> _Instruction_:
Using the material below, repeat exactly the lines from the one with "Recreate this image" through the one with "(500,775) .. (c10.west);", ends included, without any images.

> _Stored data_:
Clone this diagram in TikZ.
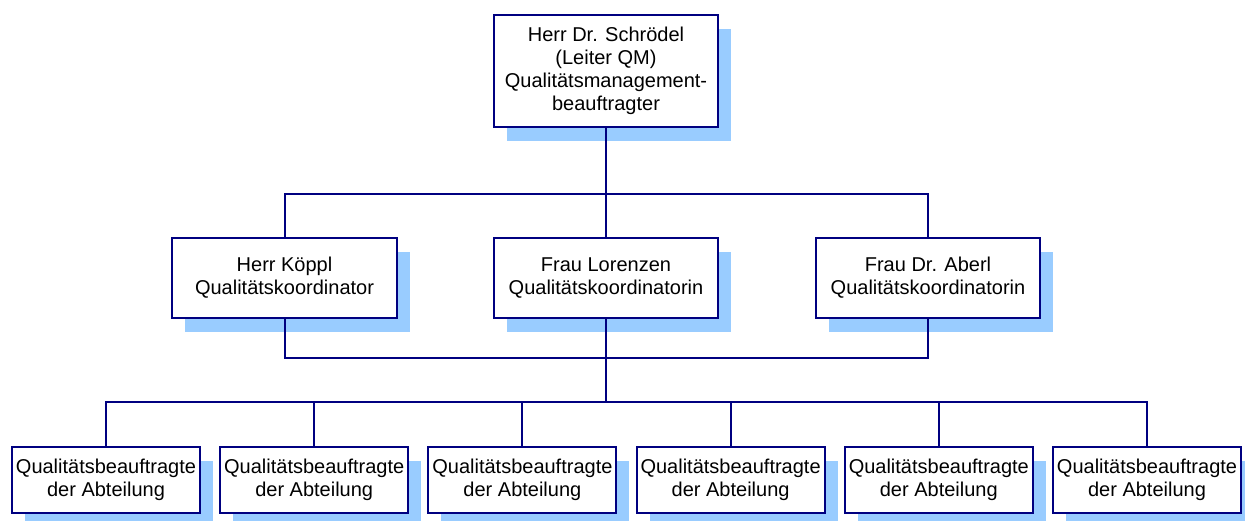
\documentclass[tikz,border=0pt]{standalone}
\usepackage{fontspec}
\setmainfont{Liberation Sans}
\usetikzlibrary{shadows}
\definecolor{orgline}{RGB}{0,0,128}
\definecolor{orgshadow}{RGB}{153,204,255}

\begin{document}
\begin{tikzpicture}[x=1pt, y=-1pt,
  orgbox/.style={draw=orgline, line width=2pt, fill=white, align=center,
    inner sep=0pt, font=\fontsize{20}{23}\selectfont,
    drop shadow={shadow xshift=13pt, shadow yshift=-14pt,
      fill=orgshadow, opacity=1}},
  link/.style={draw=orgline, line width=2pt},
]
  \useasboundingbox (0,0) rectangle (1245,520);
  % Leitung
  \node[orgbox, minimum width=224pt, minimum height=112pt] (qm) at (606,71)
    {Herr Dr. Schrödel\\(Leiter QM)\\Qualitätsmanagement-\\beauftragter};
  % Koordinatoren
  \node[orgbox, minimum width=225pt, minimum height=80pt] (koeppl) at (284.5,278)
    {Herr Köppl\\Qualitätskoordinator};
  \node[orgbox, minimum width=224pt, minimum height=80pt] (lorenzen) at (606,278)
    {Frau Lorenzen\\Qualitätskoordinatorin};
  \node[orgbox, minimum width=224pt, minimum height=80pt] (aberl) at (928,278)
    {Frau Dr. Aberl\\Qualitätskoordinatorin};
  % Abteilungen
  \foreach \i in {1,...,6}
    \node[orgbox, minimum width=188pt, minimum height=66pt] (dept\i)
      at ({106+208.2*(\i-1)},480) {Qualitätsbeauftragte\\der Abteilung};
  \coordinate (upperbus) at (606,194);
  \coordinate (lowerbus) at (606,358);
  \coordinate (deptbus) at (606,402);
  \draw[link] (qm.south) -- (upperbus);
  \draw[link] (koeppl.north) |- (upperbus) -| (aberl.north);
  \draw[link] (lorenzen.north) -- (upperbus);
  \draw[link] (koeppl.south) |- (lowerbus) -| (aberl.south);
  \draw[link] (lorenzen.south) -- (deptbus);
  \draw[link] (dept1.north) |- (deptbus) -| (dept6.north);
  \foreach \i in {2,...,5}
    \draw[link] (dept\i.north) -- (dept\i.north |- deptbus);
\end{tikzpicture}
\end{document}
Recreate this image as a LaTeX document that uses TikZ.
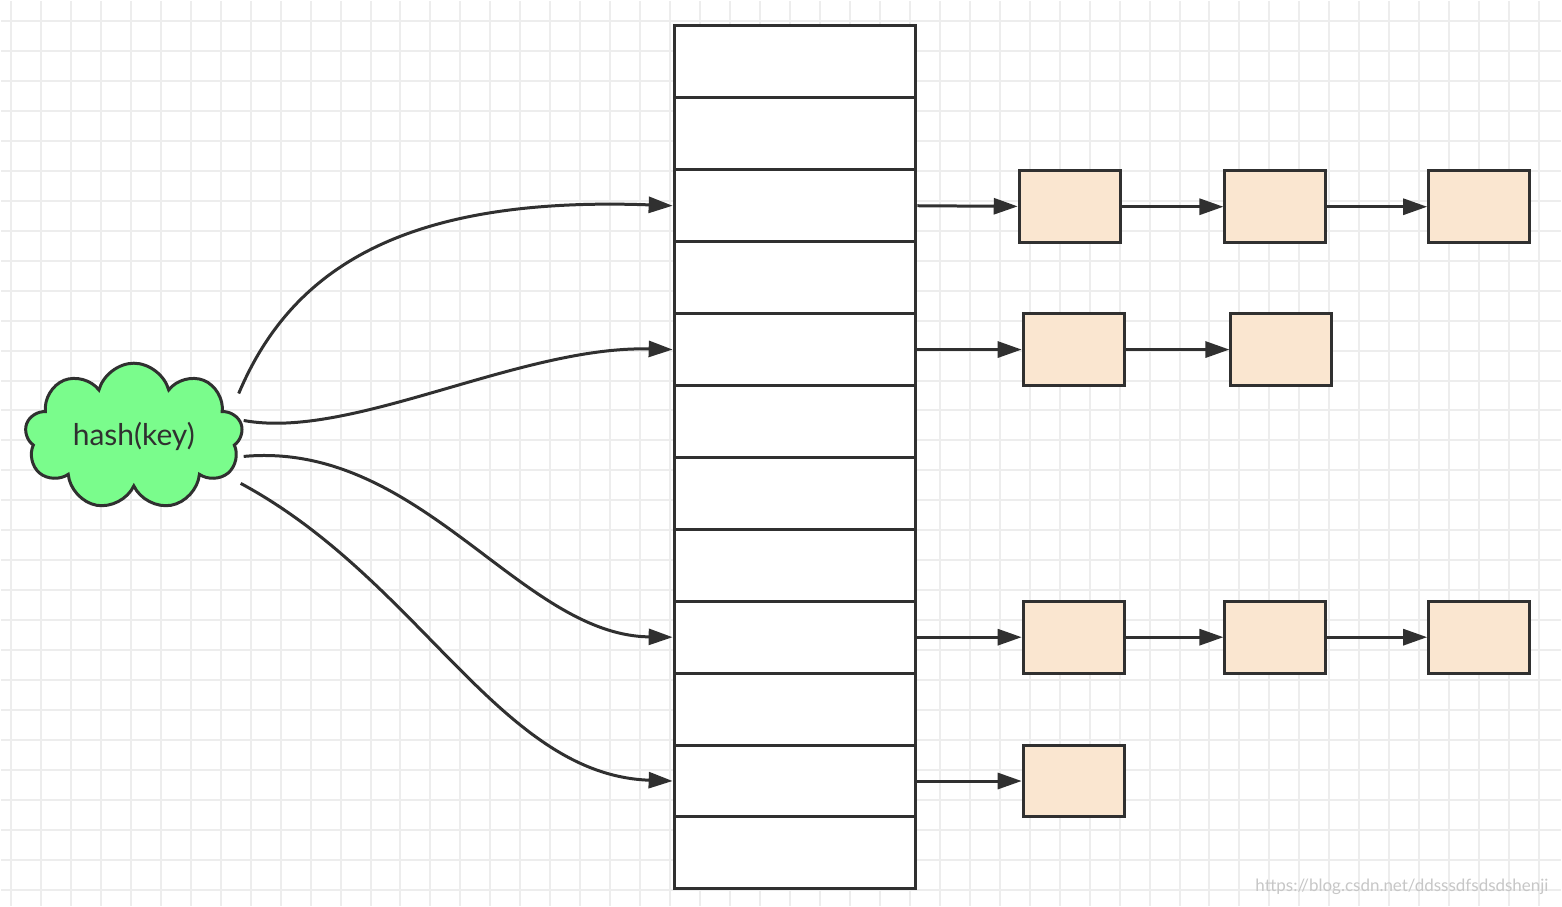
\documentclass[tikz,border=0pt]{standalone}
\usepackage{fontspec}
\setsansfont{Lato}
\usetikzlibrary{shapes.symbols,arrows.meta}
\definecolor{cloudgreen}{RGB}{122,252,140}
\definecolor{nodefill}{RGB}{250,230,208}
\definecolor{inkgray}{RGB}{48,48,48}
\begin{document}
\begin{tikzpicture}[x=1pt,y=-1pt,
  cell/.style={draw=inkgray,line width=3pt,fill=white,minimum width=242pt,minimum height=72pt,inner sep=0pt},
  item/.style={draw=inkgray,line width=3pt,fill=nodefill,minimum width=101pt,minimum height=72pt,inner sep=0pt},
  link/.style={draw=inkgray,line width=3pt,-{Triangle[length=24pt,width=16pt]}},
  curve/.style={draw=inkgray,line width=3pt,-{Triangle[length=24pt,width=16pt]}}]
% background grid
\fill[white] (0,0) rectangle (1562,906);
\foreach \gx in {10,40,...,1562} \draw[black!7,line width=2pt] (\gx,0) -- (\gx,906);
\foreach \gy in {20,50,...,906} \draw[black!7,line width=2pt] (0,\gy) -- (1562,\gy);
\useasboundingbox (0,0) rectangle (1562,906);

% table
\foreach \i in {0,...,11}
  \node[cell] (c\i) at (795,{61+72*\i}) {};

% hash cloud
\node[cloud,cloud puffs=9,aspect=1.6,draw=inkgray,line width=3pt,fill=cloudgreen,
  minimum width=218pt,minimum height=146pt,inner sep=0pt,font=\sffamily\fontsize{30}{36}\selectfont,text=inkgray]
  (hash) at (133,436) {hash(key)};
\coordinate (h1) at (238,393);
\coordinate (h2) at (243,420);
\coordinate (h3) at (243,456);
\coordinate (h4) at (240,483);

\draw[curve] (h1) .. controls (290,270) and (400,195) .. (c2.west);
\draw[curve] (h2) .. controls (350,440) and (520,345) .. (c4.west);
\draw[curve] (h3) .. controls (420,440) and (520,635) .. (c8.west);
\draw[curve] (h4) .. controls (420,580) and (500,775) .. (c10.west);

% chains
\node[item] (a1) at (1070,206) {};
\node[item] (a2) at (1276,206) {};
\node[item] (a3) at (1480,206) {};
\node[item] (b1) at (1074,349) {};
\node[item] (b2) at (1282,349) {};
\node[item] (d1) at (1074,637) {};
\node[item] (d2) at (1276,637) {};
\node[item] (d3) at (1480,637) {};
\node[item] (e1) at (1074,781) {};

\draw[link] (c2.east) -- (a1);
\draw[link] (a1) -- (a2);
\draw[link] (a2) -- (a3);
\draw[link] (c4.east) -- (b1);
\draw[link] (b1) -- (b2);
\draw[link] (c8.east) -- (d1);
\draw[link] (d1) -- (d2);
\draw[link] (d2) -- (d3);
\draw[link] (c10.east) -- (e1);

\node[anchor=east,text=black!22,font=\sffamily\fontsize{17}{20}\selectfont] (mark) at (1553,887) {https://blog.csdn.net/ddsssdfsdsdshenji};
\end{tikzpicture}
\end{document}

> _Exercise output_:
Recreate this image as a LaTeX document that uses TikZ.
\documentclass[tikz,border=0pt]{standalone}
\usepackage{fontspec}
\setsansfont{Lato}
\usetikzlibrary{shapes.symbols,arrows.meta}
\definecolor{cloudgreen}{RGB}{122,252,140}
\definecolor{nodefill}{RGB}{250,230,208}
\definecolor{inkgray}{RGB}{48,48,48}
\begin{document}
\begin{tikzpicture}[x=1pt,y=-1pt,
  cell/.style={draw=inkgray,line width=3pt,fill=white,minimum width=242pt,minimum height=72pt,inner sep=0pt},
  item/.style={draw=inkgray,line width=3pt,fill=nodefill,minimum width=101pt,minimum height=72pt,inner sep=0pt},
  link/.style={draw=inkgray,line width=3pt,-{Triangle[length=24pt,width=16pt]}},
  curve/.style={draw=inkgray,line width=3pt,-{Triangle[length=24pt,width=16pt]}}]
% background grid
\fill[white] (0,0) rectangle (1562,906);
\foreach \gx in {10,40,...,1562} \draw[black!7,line width=2pt] (\gx,0) -- (\gx,906);
\foreach \gy in {20,50,...,906} \draw[black!7,line width=2pt] (0,\gy) -- (1562,\gy);
\useasboundingbox (0,0) rectangle (1562,906);

% table
\foreach \i in {0,...,11}
  \node[cell] (c\i) at (795,{61+72*\i}) {};

% hash cloud
\node[cloud,cloud puffs=9,aspect=1.6,draw=inkgray,line width=3pt,fill=cloudgreen,
  minimum width=218pt,minimum height=146pt,inner sep=0pt,font=\sffamily\fontsize{30}{36}\selectfont,text=inkgray]
  (hash) at (133,436) {hash(key)};
\coordinate (h1) at (238,393);
\coordinate (h2) at (243,420);
\coordinate (h3) at (243,456);
\coordinate (h4) at (240,483);

\draw[curve] (h1) .. controls (290,270) and (400,195) .. (c2.west);
\draw[curve] (h2) .. controls (350,440) and (520,345) .. (c4.west);
\draw[curve] (h3) .. controls (420,440) and (520,635) .. (c8.west);
\draw[curve] (h4) .. controls (420,580) and (500,775) .. (c10.west);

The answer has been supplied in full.